*DIRECTION*. Output each entry that follows exactly. Images stay out.

*ENTRIES*.
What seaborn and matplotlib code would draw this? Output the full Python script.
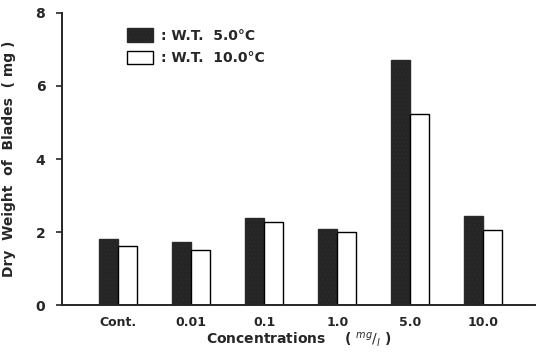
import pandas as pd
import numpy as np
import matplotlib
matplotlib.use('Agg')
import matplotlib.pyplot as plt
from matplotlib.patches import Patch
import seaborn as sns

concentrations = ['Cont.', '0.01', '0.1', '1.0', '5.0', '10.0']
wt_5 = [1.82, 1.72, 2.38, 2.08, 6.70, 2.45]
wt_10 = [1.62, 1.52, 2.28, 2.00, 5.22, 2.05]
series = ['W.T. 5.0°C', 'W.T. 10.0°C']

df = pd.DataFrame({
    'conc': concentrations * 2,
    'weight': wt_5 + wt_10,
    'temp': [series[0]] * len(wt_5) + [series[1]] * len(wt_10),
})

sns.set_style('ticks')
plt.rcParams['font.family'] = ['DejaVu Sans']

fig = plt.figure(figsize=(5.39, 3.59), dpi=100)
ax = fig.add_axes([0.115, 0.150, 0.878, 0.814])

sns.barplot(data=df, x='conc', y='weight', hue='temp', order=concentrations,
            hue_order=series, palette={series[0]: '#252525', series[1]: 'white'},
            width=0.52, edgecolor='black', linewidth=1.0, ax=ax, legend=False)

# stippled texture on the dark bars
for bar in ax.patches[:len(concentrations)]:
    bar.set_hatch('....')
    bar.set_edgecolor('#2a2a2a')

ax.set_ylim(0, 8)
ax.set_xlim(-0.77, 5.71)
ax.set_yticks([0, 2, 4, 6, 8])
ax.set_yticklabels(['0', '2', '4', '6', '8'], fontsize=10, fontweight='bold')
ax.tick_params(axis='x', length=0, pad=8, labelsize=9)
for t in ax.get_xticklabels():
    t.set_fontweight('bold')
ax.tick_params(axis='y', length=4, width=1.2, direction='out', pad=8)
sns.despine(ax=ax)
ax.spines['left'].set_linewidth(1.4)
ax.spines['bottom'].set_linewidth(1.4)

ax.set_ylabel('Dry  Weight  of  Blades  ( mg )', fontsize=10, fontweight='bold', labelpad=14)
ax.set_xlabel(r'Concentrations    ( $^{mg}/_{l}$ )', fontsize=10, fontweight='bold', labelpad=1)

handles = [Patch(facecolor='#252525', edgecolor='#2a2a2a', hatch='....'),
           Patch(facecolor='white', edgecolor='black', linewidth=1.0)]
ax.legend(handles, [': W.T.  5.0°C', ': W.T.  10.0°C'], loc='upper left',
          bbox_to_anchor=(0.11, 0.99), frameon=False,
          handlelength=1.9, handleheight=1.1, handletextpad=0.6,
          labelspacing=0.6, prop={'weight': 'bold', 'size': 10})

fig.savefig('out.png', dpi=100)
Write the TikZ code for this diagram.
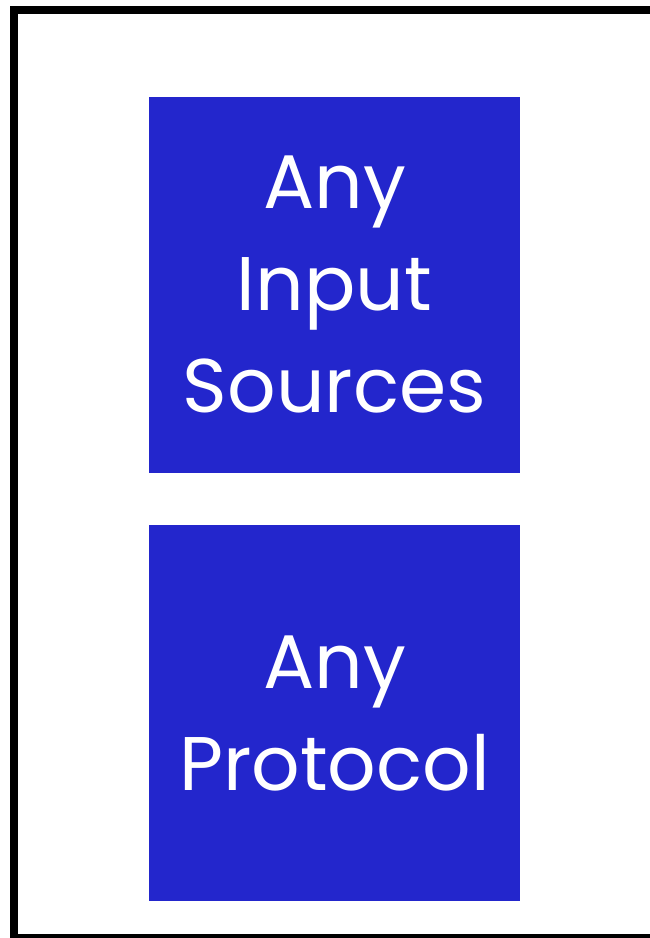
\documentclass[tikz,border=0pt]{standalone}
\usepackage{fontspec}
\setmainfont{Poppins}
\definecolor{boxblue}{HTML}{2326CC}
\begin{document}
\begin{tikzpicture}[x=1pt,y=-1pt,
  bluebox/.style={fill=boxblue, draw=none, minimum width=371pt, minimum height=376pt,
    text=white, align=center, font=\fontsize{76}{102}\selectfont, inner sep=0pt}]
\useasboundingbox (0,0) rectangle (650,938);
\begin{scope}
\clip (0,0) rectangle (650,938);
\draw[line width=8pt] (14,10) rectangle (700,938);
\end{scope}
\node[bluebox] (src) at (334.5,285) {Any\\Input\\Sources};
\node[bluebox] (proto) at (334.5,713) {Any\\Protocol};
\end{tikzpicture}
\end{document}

*EXERCISE SOLUTION*.
What seaborn and matplotlib code would draw this? Output the full Python script.
import pandas as pd
import numpy as np
import matplotlib
matplotlib.use('Agg')
import matplotlib.pyplot as plt
from matplotlib.patches import Patch
import seaborn as sns

concentrations = ['Cont.', '0.01', '0.1', '1.0', '5.0', '10.0']
wt_5 = [1.82, 1.72, 2.38, 2.08, 6.70, 2.45]
wt_10 = [1.62, 1.52, 2.28, 2.00, 5.22, 2.05]
series = ['W.T. 5.0°C', 'W.T. 10.0°C']

df = pd.DataFrame({
    'conc': concentrations * 2,
    'weight': wt_5 + wt_10,
    'temp': [series[0]] * len(wt_5) + [series[1]] * len(wt_10),
})

sns.set_style('ticks')
plt.rcParams['font.family'] = ['DejaVu Sans']

fig = plt.figure(figsize=(5.39, 3.59), dpi=100)
ax = fig.add_axes([0.115, 0.150, 0.878, 0.814])

sns.barplot(data=df, x='conc', y='weight', hue='temp', order=concentrations,
            hue_order=series, palette={series[0]: '#252525', series[1]: 'white'},
            width=0.52, edgecolor='black', linewidth=1.0, ax=ax, legend=False)

# stippled texture on the dark bars
for bar in ax.patches[:len(concentrations)]:
    bar.set_hatch('....')
    bar.set_edgecolor('#2a2a2a')

ax.set_ylim(0, 8)
ax.set_xlim(-0.77, 5.71)
ax.set_yticks([0, 2, 4, 6, 8])
ax.set_yticklabels(['0', '2', '4', '6', '8'], fontsize=10, fontweight='bold')
ax.tick_params(axis='x', length=0, pad=8, labelsize=9)
for t in ax.get_xticklabels():
    t.set_fontweight('bold')
ax.tick_params(axis='y', length=4, width=1.2, direction='out', pad=8)
sns.despine(ax=ax)
ax.spines['left'].set_linewidth(1.4)
ax.spines['bottom'].set_linewidth(1.4)

ax.set_ylabel('Dry  Weight  of  Blades  ( mg )', fontsize=10, fontweight='bold', labelpad=14)
ax.set_xlabel(r'Concentrations    ( $^{mg}/_{l}$ )', fontsize=10, fontweight='bold', labelpad=1)

handles = [Patch(facecolor='#252525', edgecolor='#2a2a2a', hatch='....'),
           Patch(facecolor='white', edgecolor='black', linewidth=1.0)]
ax.legend(handles, [': W.T.  5.0°C', ': W.T.  10.0°C'], loc='upper left',
          bbox_to_anchor=(0.11, 0.99), frameon=False,
          handlelength=1.9, handleheight=1.1, handletextpad=0.6,
          labelspacing=0.6, prop={'weight': 'bold', 'size': 10})

fig.savefig('out.png', dpi=100)
Write the TikZ code for this diagram.
\documentclass[tikz,border=0pt]{standalone}
\usepackage{fontspec}
\setmainfont{Poppins}
\definecolor{boxblue}{HTML}{2326CC}
\begin{document}
\begin{tikzpicture}[x=1pt,y=-1pt,
  bluebox/.style={fill=boxblue, draw=none, minimum width=371pt, minimum height=376pt,
    text=white, align=center, font=\fontsize{76}{102}\selectfont, inner sep=0pt}]
\useasboundingbox (0,0) rectangle (650,938);
\begin{scope}
\clip (0,0) rectangle (650,938);
\draw[line width=8pt] (14,10) rectangle (700,938);
\end{scope}
\node[bluebox] (src) at (334.5,285) {Any\\Input\\Sources};
\node[bluebox] (proto) at (334.5,713) {Any\\Protocol};
\end{tikzpicture}
\end{document}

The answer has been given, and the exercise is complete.